First, I started using PyCharm, a python IDE from JetBrains, the makers of ReSharper. I think, in many ways, it is better than Wing- I definitely prefer it. I have a number of the code analysis, generation, and refactoring tools I was missing, and the IDE behaves more like VS with regards to intellisense and the working environment. So I feel, once again, like my IDE is helping me. Now if only I had Edit and Continue in the debugger…
Speaking of which, it made me realize, I need to start writing unit tests (second breakthrough). I have never written any significant number of unit tests. It is just a different mentality when you’re writing statically typed code. Unit testing in python is just something you need to do- and I find it awesome, because I wish I had more incentive to write unit tests in C#. I expect a lot of my time and resources to be spent learning how to unit test effectively.

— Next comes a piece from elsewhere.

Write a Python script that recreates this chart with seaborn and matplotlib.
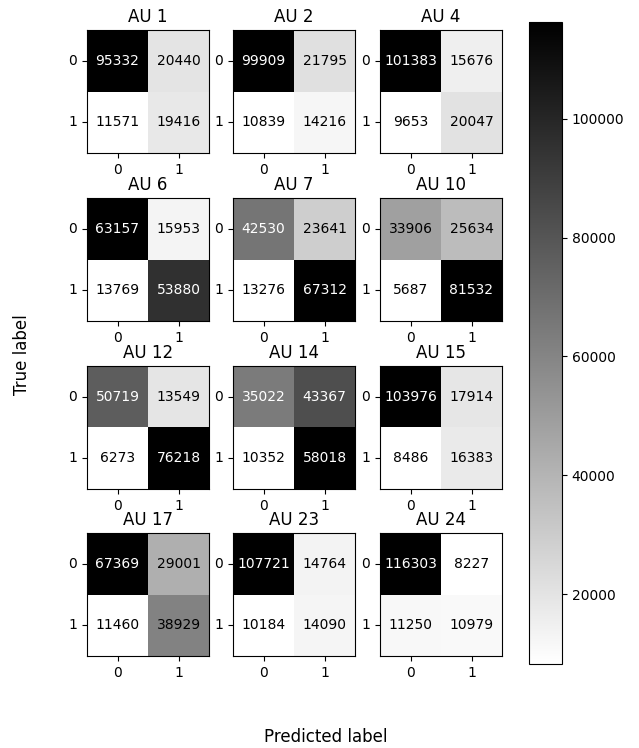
import numpy as np
import pandas as pd
import matplotlib
matplotlib.use("Agg")
import matplotlib.pyplot as plt
import seaborn as sns

au_labels = ["AU 1", "AU 2", "AU 4", "AU 6", "AU 7", "AU 10",
             "AU 12", "AU 14", "AU 15", "AU 17", "AU 23", "AU 24"]
tn = [95332, 99909, 101383, 63157, 42530, 33906, 50719, 35022, 103976, 67369, 107721, 116303]
fp = [20440, 21795, 15676, 15953, 23641, 25634, 13549, 43367, 17914, 29001, 14764, 8227]
fn = [11571, 10839, 9653, 13769, 13276, 5687, 6273, 10352, 8486, 11460, 10184, 11250]
tp = [19416, 14216, 20047, 53880, 67312, 81532, 76218, 58018, 16383, 38929, 14090, 10979]
class_labels = ["0", "1"]

W, H = 639, 748
fig = plt.figure(figsize=(W / 100, H / 100), dpi=100)

col_left = [87, 233, 380]
row_top = [30, 198, 366, 533]
aw, ah = 122, 123

cax = fig.add_axes([529 / W, 1 - 664 / H, 33 / W, (664 - 22) / H])
cmap = plt.get_cmap("gray_r")

for k, name in enumerate(au_labels):
    r, c = divmod(k, 3)
    ax = fig.add_axes([col_left[c] / W, 1 - (row_top[r] + ah) / H, aw / W, ah / H])
    cm = np.array([[tn[k], fp[k]], [fn[k], tp[k]]])
    df = pd.DataFrame(cm, index=class_labels, columns=class_labels)
    last = (k == len(au_labels) - 1)
    sns.heatmap(df, ax=ax, cmap=cmap, annot=True, fmt="d",
                annot_kws={"fontsize": 10}, cbar=last,
                cbar_ax=cax if last else None, square=False)
    thresh = (cm.max() + cm.min()) / 2.0
    for t in ax.texts:
        v = int(t.get_text())
        t.set_color(cmap(0.0) if v >= thresh else cmap(1.0))
    for s in ax.spines.values():
        s.set_visible(True)
        s.set_linewidth(0.8)
        s.set_color("black")
    ax.set_title(name, fontsize=12)
    ax.set_xlabel("")
    ax.set_ylabel("")
    ax.tick_params(axis="both", length=3.5, width=0.8, labelsize=10)
    ax.set_yticklabels(class_labels, rotation=0, va="center")
    ax.set_xticklabels(class_labels, rotation=0)
    if last:
        cb = ax.collections[0].colorbar
        cb.outline.set_visible(True)
        cb.outline.set_linewidth(0.8)
        cb.set_ticks([20000, 40000, 60000, 80000, 100000])
        cb.ax.tick_params(labelsize=10, length=3.5, width=0.8)

fig.text(326 / W, 1 - 737 / H, "Predicted label", ha="center", va="center", fontsize=12)
fig.text(22 / W, 1 - 355 / H, "True label", ha="center", va="center", rotation=90, fontsize=12)

fig.savefig("out.png", dpi=100)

The most important breakthrough, though, was realizing how much code I wrote in C# that had a sole job of trying to stop people from doing dumb things. I read a post on The Endeavour this week titled Software Architecture as a Function of Trust. It hit exactly what I realized just as I was realizing it. Thursday morning, I deleted half of all the code I wrote Wednesday. And, not surprisingly, my entire design was simplified. Half of all my code was composed of classes that tried to manage what a programmer wanted to do, instead of providing actual functionality. This is not unlike where I was moving in C#- do as little work as possible in your libraries and ensure the code is passing you valid state/data. If they’re not, throw an exception as to why not (ie, in few cases would you want to automatically create a directory in your libraries- have the caller test/create it before they call). In this case, I’m saying- I’m going to do exactly what you ask, and if it doesn’t work, the egg is on your face. There’s no way to stop bad programmers from writing bad code- anyone can write a bogus implementation of your Interface that perhaps has some logically impossible state. But what you can do is guide those programmers to use your system correctly, though unit tests and documentation. Python code is more heavily documented than C# code, hands down. Even a cursory look at what’s available makes it clear. These things are part of the language as much as its syntax and grammar.
We forget how powerful of a motivator convention is and try to replace it with oppressive class hierarchies. I’m much happier with my pythonic design from Thursday than my oppressive and static design from Wednesday.
Glad to see your getting back into python fairly quickly. I tried PyCharm but couldn’t choose mayapy as the development environment. Have you managed to do this or are you using a default python installation?
I’m just running it against CPython. I haven’t tried running it against Maya (in fact, I don’t even have it installed). Once I get comfortable with python, then I’ll move over and reacquaint myself with Maya after having used Max for years.
Oh, forgot you’re a Max guy, just assumed that because your using python you’d moved to Maya in your new job. Good luck anyway and keep up the good work. Hopefully I’ll be able to read some more python related articles in the near future.